The dark lines in the solar spectrum thus give evidence of certain chemical elements between us and the Sun absorbing those wavelengths of sunlight. Because the space between us and the Sun is pretty empty, astronomers realized that the atoms doing the absorbing must be in a thin atmosphere of cooler gas around the Sun. This outer atmosphere is not all that different from the rest of the Sun, just thinner and cooler. Thus, we can use what we learn about its composition as an indicator of what the whole Sun is made of. Similarly, we can use the presence of absorption and emission lines to analyze the composition of other stars and clouds of gas in space.
Such analysis of spectra is the key to modern astronomy. Only in this way can we “sample” the stars, which are too far away for us to visit. Encoded in the electromagnetic radiation from celestial objects is clear information about the chemical makeup of these objects. Only by understanding what the stars were made of could astronomers begin to form theories about what made them shine and how they evolved.
In 1860, German physicist Gustav Kirchhoff became the first person to use spectroscopy to identify an element in the Sun when he found the spectral signature of sodium gas. In the years that followed, astronomers found many other chemical elements in the Sun and stars. In fact, the element helium was found first in the Sun from its spectrum and only later identified on Earth. (The word “helium” comes from helios, the Greek name for the Sun.)
Why are there specific lines for each element? The answer to that question was not found until the twentieth century; it required the development of a model for the atom.
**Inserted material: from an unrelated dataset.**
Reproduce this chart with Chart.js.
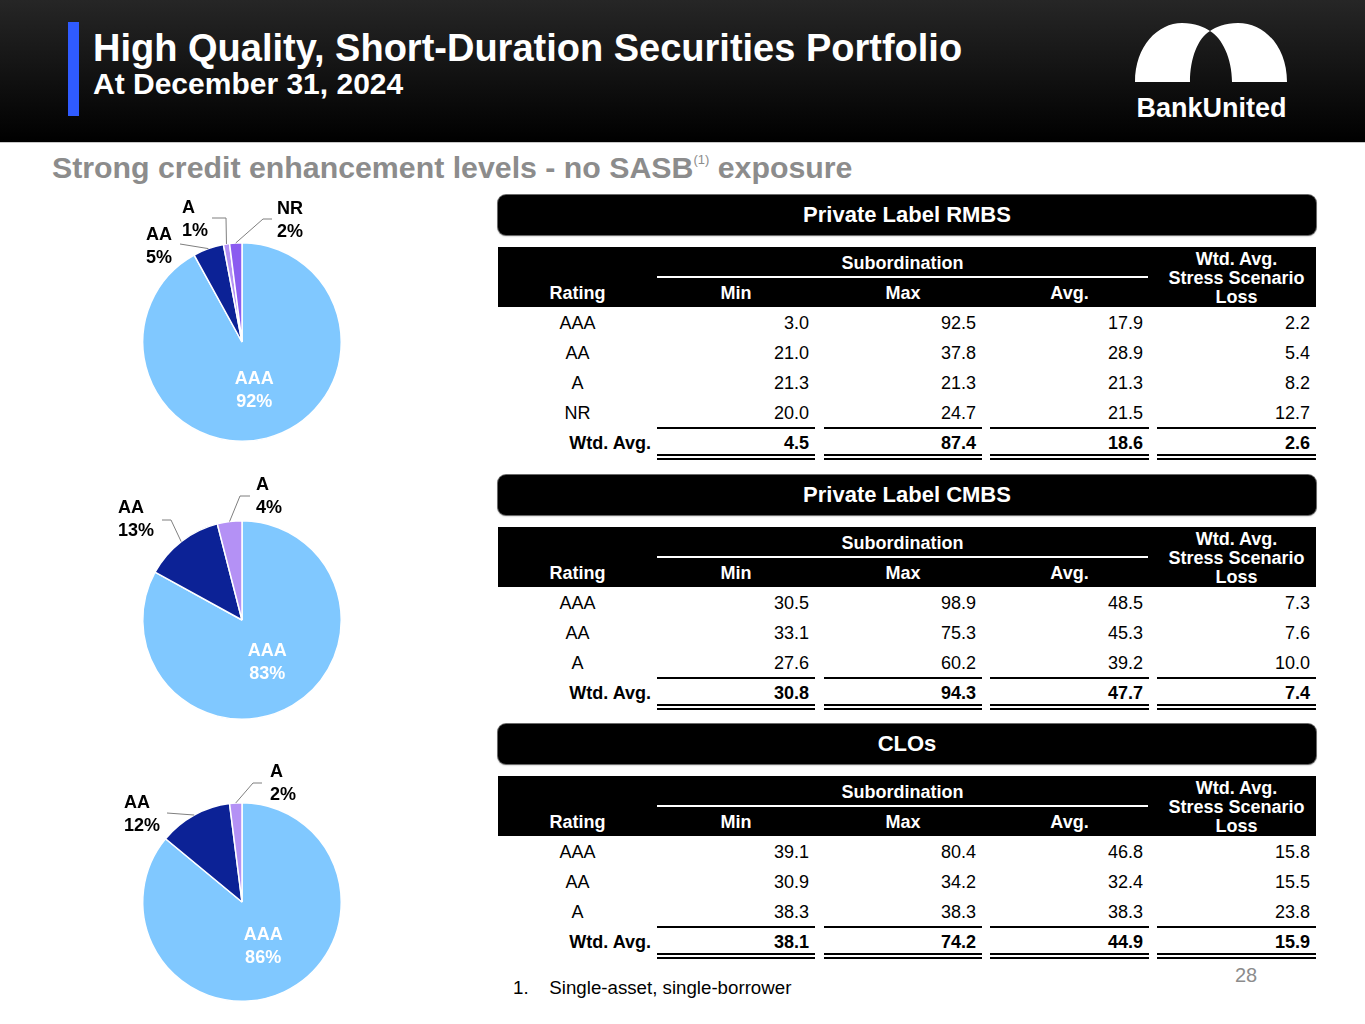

We therefore turn next to a closer examination of the atoms that make up all matter.
Rainbows are an excellent illustration of the dispersion of sunlight. You have a good chance of seeing a rainbow any time you are between the Sun and a rain shower, as illustrated in Figure 5.13. The raindrops act like little prisms and break white light into the spectrum of colors. Suppose a ray of sunlight encounters a raindrop and passes into it. The light changes direction—is refracted—when it passes from air to water; the blue and violet light are refracted more than the red. Some of the light is then reflected at the backside of the drop and reemerges from the front, where it is again refracted. As a result, the white light is spread out into a rainbow of colors.
Note that violet light lies above the red light after it emerges from the raindrop. When you look at a rainbow, however, the red light is higher in the sky. Why? Look again at Figure 5.13. If the observer looks at a raindrop that is high in the sky, the violet light passes over her head and the red light enters her eye. Similarly, if the observer looks at a raindrop that is low in the sky, the violet light reaches her eye and the drop appears violet, whereas the red light from that same drop strikes the ground and is not seen. Colors of intermediate wavelengths are refracted to the eye by drops that are intermediate in altitude between the drops that appear violet and the ones that appear red. Thus, a single rainbow always has red on the outside and violet on the inside.